In effect, as Eugene McCarthy observes, Agnew is acting as "Nixon's Nixon." Just before the 1954 congressional elections, Richard Nixon said: "Ninety-five percent of the Communists, fellow travelers, sex perverts, dope addicts, drunks and other security risks removed under the Eisenhower security program" were hired under Harry Truman. Now Agnew is out walking the point, flailing at "ideological eunuchs," "merchants of hate," "parasites of passion" and campus protesters who "take their tactics from Castro and their money from Daddy."

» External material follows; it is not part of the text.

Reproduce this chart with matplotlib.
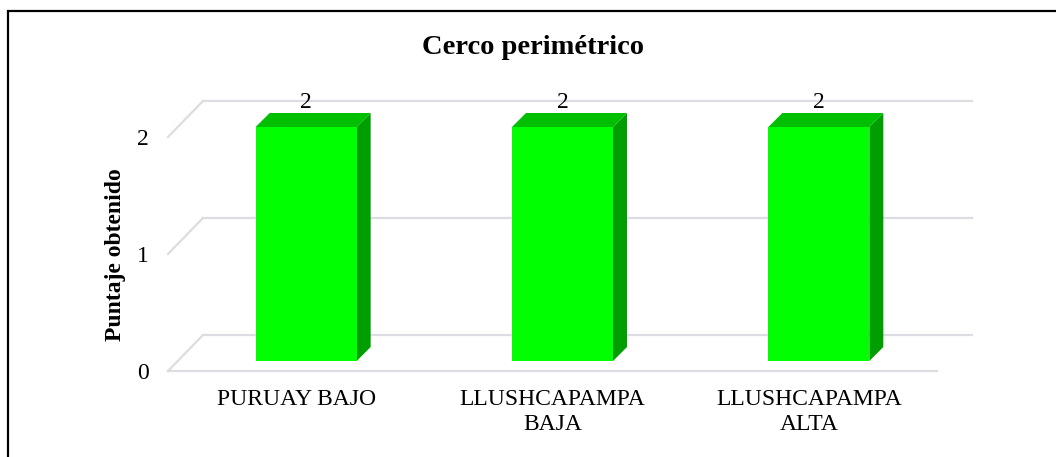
import matplotlib.pyplot as plt
from matplotlib.patches import Polygon, Rectangle
from matplotlib.lines import Line2D
from matplotlib.transforms import offset_copy

plt.rcParams["font.family"] = ["Liberation Serif", "DejaVu Serif"]

# data
categories = ["PURUAY BAJO", "LLUSHCAPAMPA\nBAJA", "LLUSHCAPAMPA\nALTA"]
values = [2, 2, 2]
y_ticks = [0, 1, 2]

front_color = "#00ff00"
side_color = "#009e00"
top_color = "#00bf00"
grid_color = "#dcdde3"

fig = plt.figure(figsize=(10.56, 4.57), dpi=100)
fig.patch.set_facecolor("white")

# front plane of the 3D plot
ax = fig.add_axes([168 / 1056, 86 / 457, 769 / 1056, 234 / 457])
ax.set_xlim(-0.5, 2.5)
ax.set_ylim(0, 2)
for s in ax.spines.values():
    s.set_visible(False)
ax.patch.set_alpha(0)

# depth offsets (pixels)
back = offset_copy(ax.transData, fig, x=35, y=36, units="dots")
bar_front = offset_copy(ax.transData, fig, x=10, y=10, units="dots")
bar_back = offset_copy(ax.transData, fig, x=24, y=24, units="dots")

# gridlines in perspective
x0, x1 = ax.get_xlim()
for v in y_ticks:
    # diagonal from front to back wall
    p_front = ax.transData.transform((x0, v))
    p_back = back.transform((x0, v))
    ax.add_line(Line2D([p_front[0], p_back[0]], [p_front[1], p_back[1]],
                       transform=None, color=grid_color, lw=1.6, zorder=1,
                       clip_on=False))
    ax.plot([x0, x1], [v, v], transform=back, color=grid_color, lw=1.6,
            zorder=1, clip_on=False)
ax.plot([x0, x1], [0, 0], color=grid_color, lw=1.6, zorder=1, clip_on=False)

# 3D bars
w = 0.394
for i, v in enumerate(values):
    l, r = i - w / 2, i + w / 2
    fl = bar_front.transform((l, 0))
    fr = bar_front.transform((r, 0))
    ftl = bar_front.transform((l, v))
    ftr = bar_front.transform((r, v))
    br = bar_back.transform((r, 0))
    btl = bar_back.transform((l, v))
    btr = bar_back.transform((r, v))
    side = Polygon([fr, br, btr, ftr], closed=True, transform=None,
                   facecolor=side_color, edgecolor="none", zorder=3,
                   clip_on=False)
    top = Polygon([ftl, ftr, btr, btl], closed=True, transform=None,
                  facecolor=top_color, edgecolor="none", zorder=3,
                  clip_on=False)
    front = Polygon([fl, fr, ftr, ftl], closed=True, transform=None,
                    facecolor=front_color, edgecolor="none", zorder=4,
                    clip_on=False)
    ax.add_patch(side)
    ax.add_patch(top)
    ax.add_patch(front)
    ax.annotate(str(v), (i, v), xytext=(10, 34), textcoords="offset pixels",
                ha="center", va="center", fontsize=17, zorder=5,
                annotation_clip=False)

ax.set_yticks(y_ticks)
ax.set_yticklabels([str(t) for t in y_ticks], fontsize=17)
ax.set_xticks(range(len(categories)))
ax.set_xticklabels(categories, fontsize=17, linespacing=1.25)
ax.tick_params(axis="y", length=0, pad=14)
ax.tick_params(axis="x", length=0, pad=13)

fig.text(116 / 1056, 1 - 255 / 457, "Puntaje obtenido", rotation=90,
         ha="center", va="center", fontsize=17, fontweight="bold")
fig.text(533 / 1056, 1 - 48 / 457, "Cerco perimétrico", ha="center",
         va="center", fontsize=20.5, fontweight="bold")

# chart border (right and bottom edges are cut off)
fig.patches.append(Rectangle((8 / 1056, -0.1), 1.1, 1 - 11 / 457 + 0.1,
                             transform=fig.transFigure, fill=False,
                             edgecolor="black", lw=1.6))

fig.savefig("out.png", dpi=100)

There is, however, a fundamental difference in the reactions to the two men. Nixon tended to enrage his opponents and the targets of his venom; Agnew's thrusts are more often met by amusement or disdain. Nixon and Agnew came to the vice-presidency with very different intellectual and educational equipment; Nixon in 1953 was a young but consummate politician with far more practical savvy than Agnew brings to his job. Moreover, the present Vice President has a dual mission that was not necessary in the less ambiguous days of

Nixon's vice-presidency. His task is not only to attack the President's foes but also to probe the body politic's mood and temper for the cautious Nixon. Says Massachusetts' Republican Senator Edward Brooke: "Agnew is the King's taster"—sampling the public's ideological moods.